サムソンには、そんな理屈は通じません。彼は、「自分の妻と会いたい」気持ちを遮断されて、怒りに燃えるのです。
ジャッカルはイヌ科に属するオオカミに似た動物で、当時の中近東にはたくさんいたのでしょう。体長65~100センチくらいですから、中型犬くらいです。それにしても、肉食獣のジャッカルを三百頭もとらえて、尾と尾を結びたいまつをつけると言うのは、常人の力をもってはできないことです。ここでは、特に書かれていませんが、サムソンが怒りをもって行動する時には、「主の霊」が下っていたと考えられます。
この時期を聖書は、「小麦の刈入れ時」(15章1節)と書いていますから、五月ごろの穂が実って熟したころです。
そのようなところに、たいまつをつけてジャッカルを放したのですから、これもまた、大事件です。ペリシテ人も怒ります。
「だれがこういうことをしたのか。」
「あのティムナ人の婿サムソンだ。あれが、彼の妻を取り上げて客のひとりにやったからだ。」それで、ペリシテ人は上って来て、彼女とその父を火で焼いた。(6節)
正確ないきさつなど当事者以外にはわかるわけもありません。「サムソンに見初められた女」は、同族の人間に焼き殺されるのを免れたものの、結局、ここで同じ目に会うのです。
それを知ったサムソンは、また怒りに燃えます。
すると、サムソンは彼らに言った。「あなたがたがこういうことをするなら、私は必ずあなたがたに復讐する。そのあとで、私は手を引こう。」(7節)
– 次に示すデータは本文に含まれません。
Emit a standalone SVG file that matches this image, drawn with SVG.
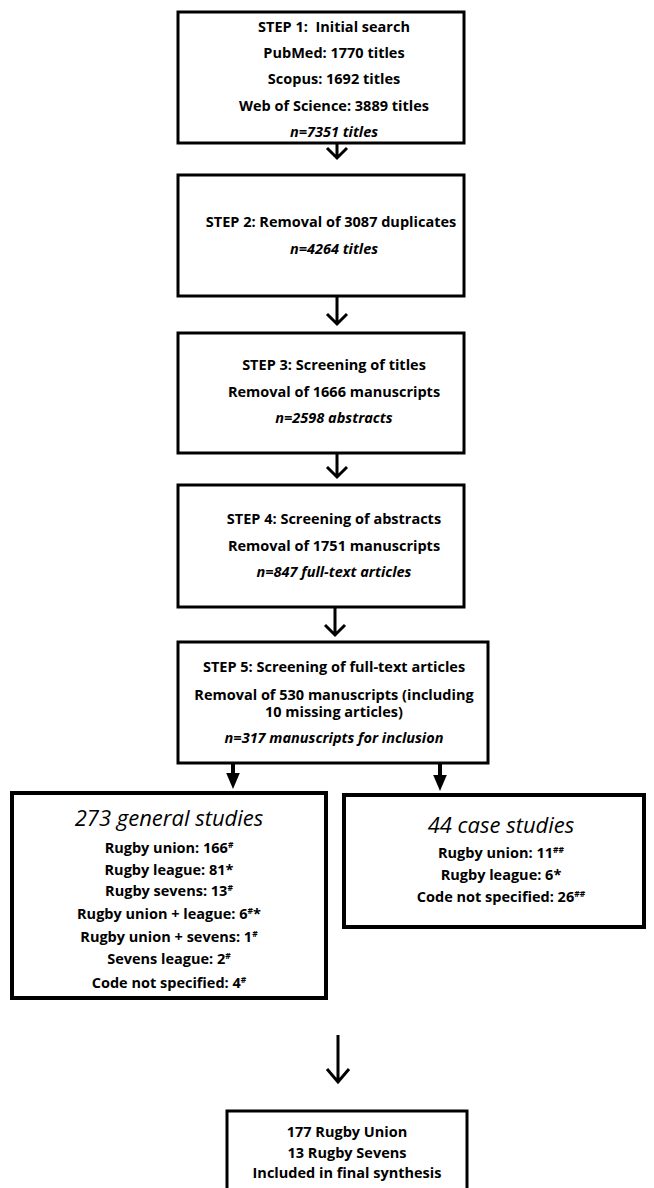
<svg xmlns="http://www.w3.org/2000/svg" width="654" height="1188" viewBox="0 0 654 1188">
<defs>
<style>
.box{fill:#fff;stroke:#000;stroke-width:3}
.tbox{fill:#fff;stroke:#000;stroke-width:4}
.t{font-family:"Open Sans","Liberation Sans",sans-serif;font-size:14.5px;font-weight:bold;text-anchor:middle;fill:#000}
.i{font-style:italic}
.h{font-family:"Open Sans","Liberation Sans",sans-serif;font-size:22px;font-style:italic;text-anchor:middle;fill:#000}
.sup{font-size:8.5px}
.ar{fill:none;stroke:#000;stroke-width:3}
.tar{stroke:#000;stroke-width:4}
</style>
<marker id="tri" markerWidth="4" markerHeight="4" refX="2" refY="2" orient="auto" markerUnits="strokeWidth" viewBox="0 0 4 4">
<path d="M0,0.3 L4,2 L0,3.7 Z" fill="#000"/>
</marker>
</defs>
<g id="connectors">
<path class="ar" d="M337,144 V158 M327,148 L337,158 L347,148"/>
<path class="ar" d="M337,296 V324 M327,314 L337,324 L347,314"/>
<path class="ar" d="M337,453 V477 M327,467 L337,477 L347,467"/>
<path class="ar" d="M335,607 V635 M325,625 L335,635 L345,625"/>
<line class="tar" x1="233" y1="763" x2="233" y2="781" marker-end="url(#tri)"/>
<line class="tar" x1="440" y1="763" x2="440" y2="783" marker-end="url(#tri)"/>
<path class="ar" d="M338,1035 V1082 M327,1069 L338,1082 L349,1069"/>
</g>
<g id="step1">
<rect class="box" x="178" y="12" width="286" height="131"/>
<text class="t" x="334" y="32" xml:space="preserve">STEP 1:  Initial search</text>
<text class="t" x="334" y="58">PubMed: 1770 titles</text>
<text class="t" x="334" y="84">Scopus: 1692 titles</text>
<text class="t" x="334" y="111">Web of Science: 3889 titles</text>
<text class="t i" x="334" y="137">n=7351 titles</text>
</g>
<g id="step2">
<rect class="box" x="178" y="175" width="286" height="121"/>
<text class="t" x="331" y="227">STEP 2: Removal of 3087 duplicates</text>
<text class="t i" x="334" y="254">n=4264 titles</text>
</g>
<g id="step3">
<rect class="box" x="178" y="333" width="286" height="120"/>
<text class="t" x="334" y="370">STEP 3: Screening of titles</text>
<text class="t" x="334" y="397">Removal of 1666 manuscripts</text>
<text class="t i" x="334" y="423">n=2598 abstracts</text>
</g>
<g id="step4">
<rect class="box" x="178" y="485" width="286" height="122"/>
<text class="t" x="334" y="524">STEP 4: Screening of abstracts</text>
<text class="t" x="334" y="551">Removal of 1751 manuscripts</text>
<text class="t i" x="334" y="577">n=847 full-text articles</text>
</g>
<g id="step5">
<rect class="box" x="178" y="642" width="310" height="121"/>
<text class="t" x="334" y="672">STEP 5: Screening of full-text articles</text>
<text class="t" x="334" y="700">Removal of 530 manuscripts (including</text>
<text class="t" x="334" y="717">10 missing articles)</text>
<text class="t i" x="334" y="743">n=317 manuscripts for inclusion</text>
</g>
<g id="general">
<rect class="tbox" x="12" y="793" width="314" height="205"/>
<text class="h" x="169" y="826">273 general studies</text>
<text class="t" x="169" y="853">Rugby union: 166<tspan class="sup" dy="-5">#</tspan></text>
<text class="t" x="169" y="875">Rugby league: 81*</text>
<text class="t" x="169" y="896">Rugby sevens: 13<tspan class="sup" dy="-5">#</tspan></text>
<text class="t" x="169" y="919">Rugby union + league: 6<tspan class="sup" dy="-5">#</tspan><tspan dy="5">*</tspan></text>
<text class="t" x="169" y="942">Rugby union + sevens: 1<tspan class="sup" dy="-5">#</tspan></text>
<text class="t" x="169" y="964">Sevens league: 2<tspan class="sup" dy="-5">#</tspan></text>
<text class="t" x="169" y="988">Code not specified: 4<tspan class="sup" dy="-5">#</tspan></text>
</g>
<g id="case">
<rect class="tbox" x="344" y="795" width="300" height="132"/>
<text class="h" x="501" y="833">44 case studies</text>
<text class="t" x="501" y="858">Rugby union: 11<tspan class="sup" dy="-5">##</tspan></text>
<text class="t" x="501" y="880">Rugby league: 6*</text>
<text class="t" x="501" y="902">Code not specified: 26<tspan class="sup" dy="-5">##</tspan></text>
</g>
<g id="final">
<rect class="box" x="227" y="1111" width="240" height="85"/>
<text class="t" x="347" y="1137">177 Rugby Union</text>
<text class="t" x="347" y="1158">13 Rugby Sevens</text>
<text class="t" x="347" y="1178">Included in final synthesis</text>
</g>
</svg>
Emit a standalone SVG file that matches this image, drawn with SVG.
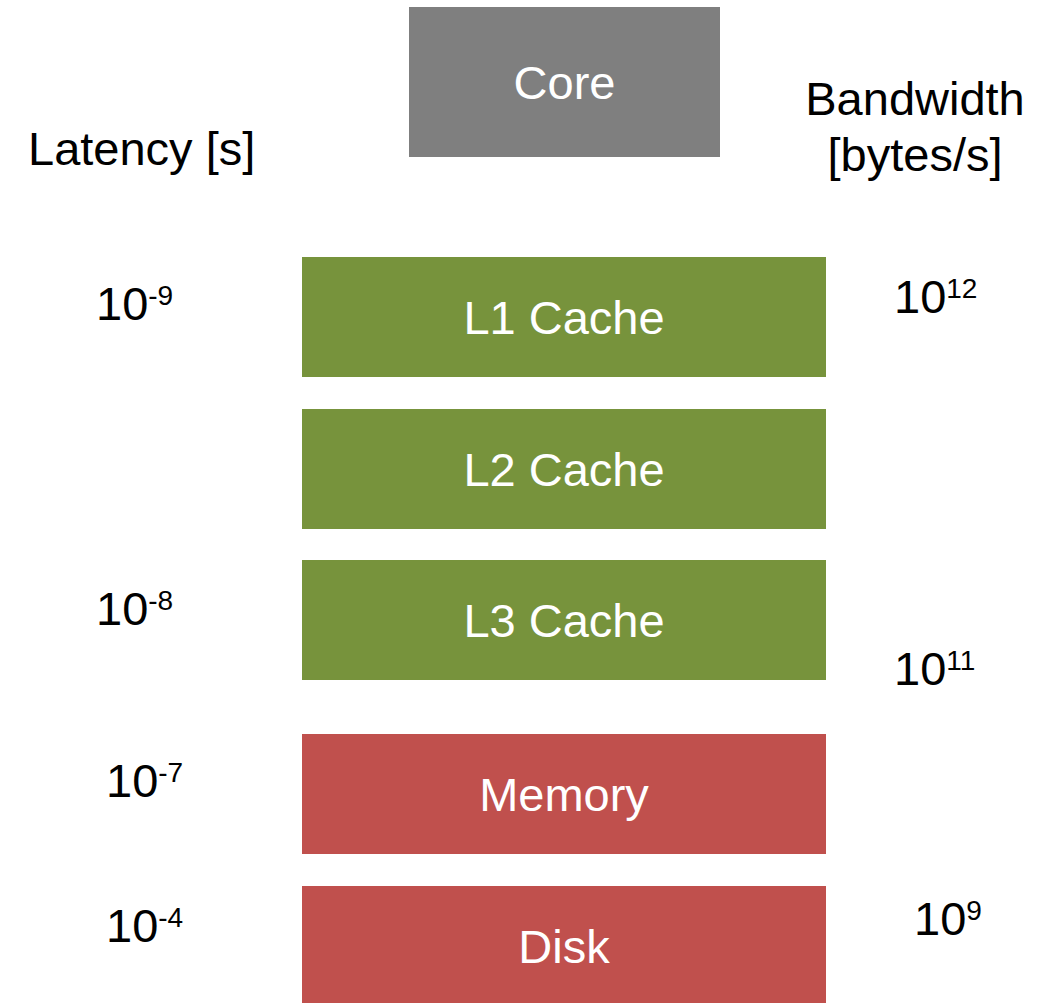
<svg xmlns="http://www.w3.org/2000/svg" width="1051" height="1003" viewBox="0 0 1051 1003">
<style>
text{font-family:"Liberation Sans",Arial,sans-serif;font-size:47px}
.lbl{fill:#fff;text-anchor:middle}
.ax{fill:#000}
.sup{font-size:28px}
.core{fill:#7f7f7f}
.cache{fill:#77933c}
.mem{fill:#c0504d}
</style>
<rect width="1051" height="1003" fill="#fff"/>
<g id="core"><rect class="core" x="409" y="7" width="311" height="150"/><text class="lbl" x="564.5" y="99">Core</text></g>
<g id="l1"><rect class="cache" x="302" y="257" width="524" height="120"/><text class="lbl" x="564" y="334">L1 Cache</text></g>
<g id="l2"><rect class="cache" x="302" y="409" width="524" height="120"/><text class="lbl" x="564" y="486">L2 Cache</text></g>
<g id="l3"><rect class="cache" x="302" y="560" width="524" height="120"/><text class="lbl" x="564" y="637">L3 Cache</text></g>
<g id="memory"><rect class="mem" x="302" y="734" width="524" height="120"/><text class="lbl" x="564" y="811">Memory</text></g>
<g id="disk"><rect class="mem" x="302" y="886" width="524" height="120"/><text class="lbl" x="564" y="963">Disk</text></g>
<g id="connectors"></g>
<g id="labels">
<text class="ax" x="28" y="165">Latency [s]</text>
<text class="ax" x="915" y="115" text-anchor="middle">Bandwidth</text>
<text class="ax" x="915" y="171" text-anchor="middle">[bytes/s]</text>
<text class="ax" x="96" y="320">10<tspan class="sup" dy="-15">-9</tspan></text>
<text class="ax" x="96" y="625">10<tspan class="sup" dy="-15">-8</tspan></text>
<text class="ax" x="106" y="797">10<tspan class="sup" dy="-15">-7</tspan></text>
<text class="ax" x="106" y="942">10<tspan class="sup" dy="-15">-4</tspan></text>
<text class="ax" x="894" y="313">10<tspan class="sup" dy="-15">12</tspan></text>
<text class="ax" x="894" y="685">10<tspan class="sup" dy="-15">11</tspan></text>
<text class="ax" x="914" y="935">10<tspan class="sup" dy="-15">9</tspan></text>
</g>
</svg>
そして、サムソンは彼らを取りひしいで、激しく打った。それから、サムソンは下って行って、エタムの岩の裂け目に住んだ。(8節)
激しい怒りの後始末を、それ以上の激情でおおうサムソン。しかし、彼にも理があったのです。主がペリシテ人と事を起こす機会を求めておられた(14章4節)からです。いって見れば、神様が仕組まれたストーリーだったのです。
グロテスクなほど豪快な人間の物語は、それゆえ、深く考えさせられるところがあるようです。